## TASK OBJECTIVE
Begin with the first line and repeat exactly through the line containing "import numpy as np"; leave every image out.

## SUPPLIED INFORMATION
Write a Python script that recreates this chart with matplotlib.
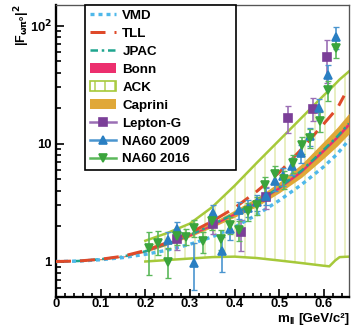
import matplotlib
matplotlib.use("Agg")
import matplotlib.pyplot as plt
from matplotlib.patches import Patch
from matplotlib.lines import Line2D
import numpy as np

plt.rcParams['font.family'] = ['Liberation Sans', 'DejaVu Sans']
plt.rcParams['font.weight'] = 'bold'
plt.rcParams['hatch.linewidth'] = 0.8

# ---- model curves ----
m_grid = [0.0, 0.05, 0.10, 0.15, 0.20, 0.25, 0.30, 0.35, 0.40, 0.45, 0.50, 0.55, 0.60, 0.63, 0.656]
vmd = [1.0, 1.008, 1.035, 1.08, 1.15, 1.25, 1.40, 1.62, 1.96, 2.50, 3.30, 4.50, 6.40, 8.20, 10.8]
jpac = [1.0, 1.01, 1.045, 1.10, 1.22, 1.42, 1.68, 2.05, 2.55, 3.20, 4.25, 5.90, 8.90, 11.5, 14.8]
bonn_lo = [1.0, 1.01, 1.04, 1.095, 1.21, 1.40, 1.65, 2.01, 2.49, 3.12, 4.13, 5.72, 8.6, 11.1, 14.2]
bonn_hi = [1.0, 1.01, 1.05, 1.105, 1.23, 1.44, 1.71, 2.09, 2.61, 3.28, 4.37, 6.08, 9.2, 11.9, 15.4]
cap_lo = [1.0, 1.01, 1.035, 1.09, 1.20, 1.38, 1.62, 1.95, 2.38, 2.93, 3.83, 5.18, 7.54, 9.58, 12.1]
cap_hi = [1.0, 1.01, 1.055, 1.11, 1.24, 1.46, 1.75, 2.15, 2.73, 3.49, 4.72, 6.73, 10.5, 13.8, 18.1]

m_tll = [0.0, 0.05, 0.10, 0.15, 0.20, 0.25, 0.30, 0.35, 0.40, 0.45, 0.50, 0.55, 0.60, 0.63, 0.645]
tll = [1.0, 1.01, 1.045, 1.11, 1.24, 1.45, 1.75, 2.20, 2.85, 3.95, 5.7, 9.0, 14.8, 20.0, 25.5]

m_ack = [0.20, 0.25, 0.30, 0.35, 0.40, 0.45, 0.50, 0.55, 0.60, 0.612, 0.625, 0.635, 0.656]
ack_hi = [1.5, 1.75, 2.1, 2.9, 4.4, 6.9, 10.7, 16.6, 25.8, 28.5, 32.0, 35.0, 41.0]
ack_lo = [1.0, 1.03, 1.06, 1.09, 1.10, 1.07, 1.02, 0.97, 0.92, 0.91, 1.02, 1.09, 1.10]

# ---- data points ----
lg_m = [0.270, 0.351, 0.415, 0.470, 0.520, 0.575, 0.607]
lg_v = [1.56, 2.10, 1.78, 3.50, 16.5, 19.5, 54.0]
lg_lo = [0.30, 0.40, 0.56, 0.70, 4.1, 4.0, 21.0]
lg_hi = [0.30, 0.40, 0.49, 0.80, 4.2, 5.0, 22.0]

na09_m = [0.250, 0.270, 0.309, 0.351, 0.371, 0.390, 0.410, 0.430, 0.450, 0.470, 0.490, 0.509, 0.528, 0.548, 0.569, 0.589, 0.610, 0.628]
na09_v = [1.52, 1.87, 0.975, 2.59, 1.22, 1.87, 2.76, 2.85, 3.2, 3.6, 4.8, 5.3, 6.5, 8.3, 11.5, 20.0, 38.5, 81.0]
na09_lo = [0.25, 0.30, 0.40, 0.40, 0.41, 0.35, 0.45, 0.45, 0.5, 0.6, 0.8, 0.9, 1.1, 1.4, 2.0, 4.0, 8.0, 17.0]
na09_hi = [0.25, 0.30, 0.47, 0.45, 0.41, 0.35, 0.45, 0.45, 0.5, 0.6, 0.8, 0.9, 1.1, 1.4, 2.0, 4.0, 8.0, 17.0]

na16_m = [0.209, 0.229, 0.250, 0.270, 0.290, 0.309, 0.328, 0.350, 0.370, 0.390, 0.410, 0.430, 0.450, 0.468, 0.490, 0.510, 0.531, 0.550, 0.569, 0.591, 0.610, 0.628]
na16_v = [1.29, 1.44, 1.00, 1.64, 1.62, 1.93, 1.49, 2.20, 1.55, 2.05, 1.85, 2.67, 3.00, 4.50, 5.50, 5.00, 6.80, 9.80, 11.2, 15.5, 28.6, 65.0]
na16_lo = [0.52, 0.30, 0.28, 0.25, 0.25, 0.30, 0.30, 0.35, 0.30, 0.35, 0.35, 0.45, 0.5, 0.7, 0.9, 0.9, 1.2, 1.6, 2.0, 3.0, 5.5, 12.0]
na16_hi = [0.48, 0.37, 0.31, 0.25, 0.25, 0.30, 0.30, 0.35, 0.30, 0.35, 0.35, 0.45, 0.5, 0.7, 0.9, 0.9, 1.2, 1.6, 2.0, 3.0, 5.5, 12.0]

labels = ['VMD', 'TLL', 'JPAC', 'Bonn', 'ACK', 'Caprini', 'Lepton-G', 'NA60 2009', 'NA60 2016']
x_ticks = [0, 0.1, 0.2, 0.3, 0.4, 0.5, 0.6]
x_ticklabels = ['0', '0.1', '0.2', '0.3', '0.4', '0.5', '0.6']
y_ticks = [1, 10, 100]
y_ticklabels = ['1', '10', '10$^{\\mathbf{2}}$']

# ---- colours ----
c_vmd = '#4fb8ea'
c_tll = '#df4a2a'
c_jpac = '#1fa58f'
c_bonn = '#ec2f6e'
c_cap = '#e0a838'
c_ack = '#a6c93a'
c_ack_h = '#dfe8a6'
c_lg = '#7b3f98'
c_n09 = '#2a7fc2'
c_n16 = '#3aa43c'

W, H, DPI = 351, 328, 120
fig = plt.figure(figsize=(W / DPI, H / DPI), dpi=DPI)
ax = fig.add_axes([56 / W, 31 / H, 293 / W, 292 / H])

# ACK band with vertical hatching
ax.fill_between(m_ack, ack_lo, ack_hi, facecolor='none', edgecolor=c_ack_h, hatch='||', linewidth=0)
ax.plot(m_ack, ack_hi, color=c_ack, lw=1.5, zorder=2)
ax.plot(m_ack, ack_lo, color=c_ack, lw=1.5, zorder=2)

ax.fill_between(m_grid, cap_lo, cap_hi, color=c_cap, lw=0, zorder=3)
ax.fill_between(m_grid, bonn_lo, bonn_hi, color=c_bonn, lw=0, zorder=4)
ax.plot(m_grid, jpac, color=c_jpac, lw=1.5, ls=(0, (3, 1.5, 1, 1.5)), zorder=5)
ax.plot(m_grid, vmd, color=c_vmd, lw=2, ls=(0, (1.2, 1.2)), zorder=5)
ax.plot(m_tll, tll, color=c_tll, lw=1.8, ls=(0, (5, 3)), zorder=5)

ek = dict(capsize=2, elinewidth=1.0, capthick=0.8, markersize=5, zorder=6, linestyle='none')
ax.errorbar(lg_m, lg_v, yerr=[lg_lo, lg_hi], fmt='s', color=c_lg, ecolor='#9b6fb5', **ek)
ax.errorbar(na09_m, na09_v, yerr=[na09_lo, na09_hi], fmt='^', color=c_n09, ecolor='#4a95cf', **ek)
ax.errorbar(na16_m, na16_v, yerr=[na16_lo, na16_hi], fmt='v', color=c_n16, ecolor='#5bb85a', **ek)

ax.set_yscale('log')
ax.set_xlim(0, 0.656)
ax.set_ylim(0.5, 150)
ax.set_xticks(x_ticks)
ax.set_xticklabels(x_ticklabels)
ax.xaxis.set_minor_locator(matplotlib.ticker.MultipleLocator(0.02))
ax.set_yticks(y_ticks)
ax.set_yticklabels(y_ticklabels)
ax.yaxis.set_minor_locator(matplotlib.ticker.LogLocator(base=10, subs=np.arange(2, 10)))
ax.yaxis.set_minor_formatter(matplotlib.ticker.NullFormatter())
ax.tick_params(which='both', direction='in', top=False, right=False, width=1.0, labelsize=7.8)
ax.tick_params(axis='x', pad=0.8)
ax.tick_params(axis='y', pad=2.5)
ax.tick_params(which='major', length=4.8)
ax.tick_params(which='minor', length=2.7)
for s in ['left', 'bottom']:
    ax.spines[s].set_linewidth(1.4)
for s in ['top', 'right']:
    ax.spines[s].set_linewidth(0.8)
    ax.spines[s].set_color('#555555')

# x-axis title built from plain-text pieces (unit, subscript, symbol)
renderer = fig.canvas.get_renderer()
t_unit = fig.text(349 / W, 6 / H, '[GeV/c\u00b2]', ha='right', va='baseline', fontsize=8, fontweight='bold')
bb = t_unit.get_window_extent(renderer)
t_sub = fig.text(bb.x0 - 3, 4.0, 'll', ha='right', va='baseline', fontsize=5.5,
                 fontweight='bold', transform=None)
bb2 = t_sub.get_window_extent(renderer)
fig.text(bb2.x0 - 0.3, 6, 'm', ha='right', va='baseline', fontsize=8, fontweight='bold', transform=None)

# y-axis title at the top-left corner
fig.text(12 / W, 1 - 4 / H, '|F$_{\\mathbf{\\omega\\pi^{0}}}$|$^{\\mathbf{2}}$', rotation=90,
         ha='left', va='top', fontsize=7.5, fontweight='bold')

handles = [
    Line2D([], [], color=c_vmd, lw=2, ls=(0, (1.2, 1.2))),
    Line2D([], [], color=c_tll, lw=1.8, ls=(0, (5, 3))),
    Line2D([], [], color=c_jpac, lw=1.5, ls=(0, (3, 1.5, 1, 1.5))),
    Patch(facecolor=c_bonn, edgecolor='none'),
    Patch(facecolor='none', edgecolor=c_ack, hatch='||'),
    Patch(facecolor=c_cap, edgecolor='none'),
    Line2D([], [], color='#9b6fb5', marker='s', markerfacecolor=c_lg, markeredgecolor=c_lg, markersize=5),
    Line2D([], [], color='#4a95cf', marker='^', markerfacecolor=c_n09, markeredgecolor=c_n09, markersize=5),
    Line2D([], [], color='#5bb85a', marker='v', markerfacecolor=c_n16, markeredgecolor=c_n16, markersize=5),
]
leg = ax.legend(handles, labels, loc='upper left',
                bbox_to_anchor=((85 - 56) / 293, 0.0, (236 - 85) / 293, 1.0), mode='expand',
                frameon=True, fancybox=False, edgecolor='black', framealpha=1,
                prop={'weight': 'bold', 'size': 8}, handlelength=2.0, handletextpad=0.45,
                labelspacing=0.42, borderpad=0.35, borderaxespad=0)
leg.get_frame().set_linewidth(1.0)
leg.set_zorder(10)

fig.savefig('out.png', dpi=DPI)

## SOLUTION FOR THIS EXERCISE
Write a Python script that recreates this chart with matplotlib.
import matplotlib
matplotlib.use("Agg")
import matplotlib.pyplot as plt
from matplotlib.patches import Patch
from matplotlib.lines import Line2D
import numpy as np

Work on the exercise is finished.